Schiefner was born to a German-speaking family in Reval (Tallinn), Estonia, then part of Russian Empire. His father was a merchant who had emigrated from Bohemia. He was educated first at the Reval grammar school, matriculated at St Petersburg as a law student in 1836, and subsequently at Berlin, from 1840 to 1842, where he devoted himself exclusively to studies of Eastern languages. On his return to St Petersburg in 1843 he taught classics in the First Grammar School, and soon afterwards received a post in the Imperial Academy, where in 1852 the cultivation of the Tibetan language and literature was assigned to him as a special function. From 1860 to 1873 he simultaneously held the professorship of classical languages in the Saint Petersburg Roman Catholic Theological Academy. From 1854 until his death he was an extraordinary member of the Imperial Academy. He visited England three times for purposes of research in 1863, 1865 and 1878.[1]
Schiefner made his mark in literary research in three directions. First, he contributed to the Memoirs and Bulletin of the St Petersburg Academy, and brought out independently a number of valuable articles and larger publications on the language and literature of Tibet. He possessed also a remarkable acquaintance with the Mongolian language, and when death overtook him had just finished a revision of the New Testament in that language with which the British and Foreign Bible Society had entrusted him.[1]

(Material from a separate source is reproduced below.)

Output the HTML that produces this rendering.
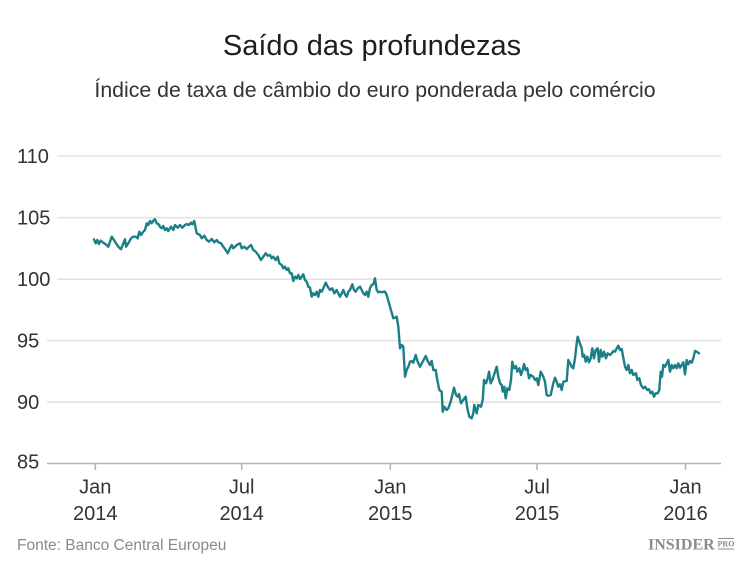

Further, he was one of the greatest authorities on the philology and ethnology of the Finnic languages. He edited and translated the great Finnish epic Kalevala into German; he arranged, completed and brought out in twelve volumes the literary remains of Matthias Alexander Castrén, bearing on the languages of the Samoyedic tribes, the Koibal, Karagas, Tungusic, Buryat, Ostyak and Kottic tongues, and prepared several valuable papers on Finnic mythology for the Imperial Academy.[1]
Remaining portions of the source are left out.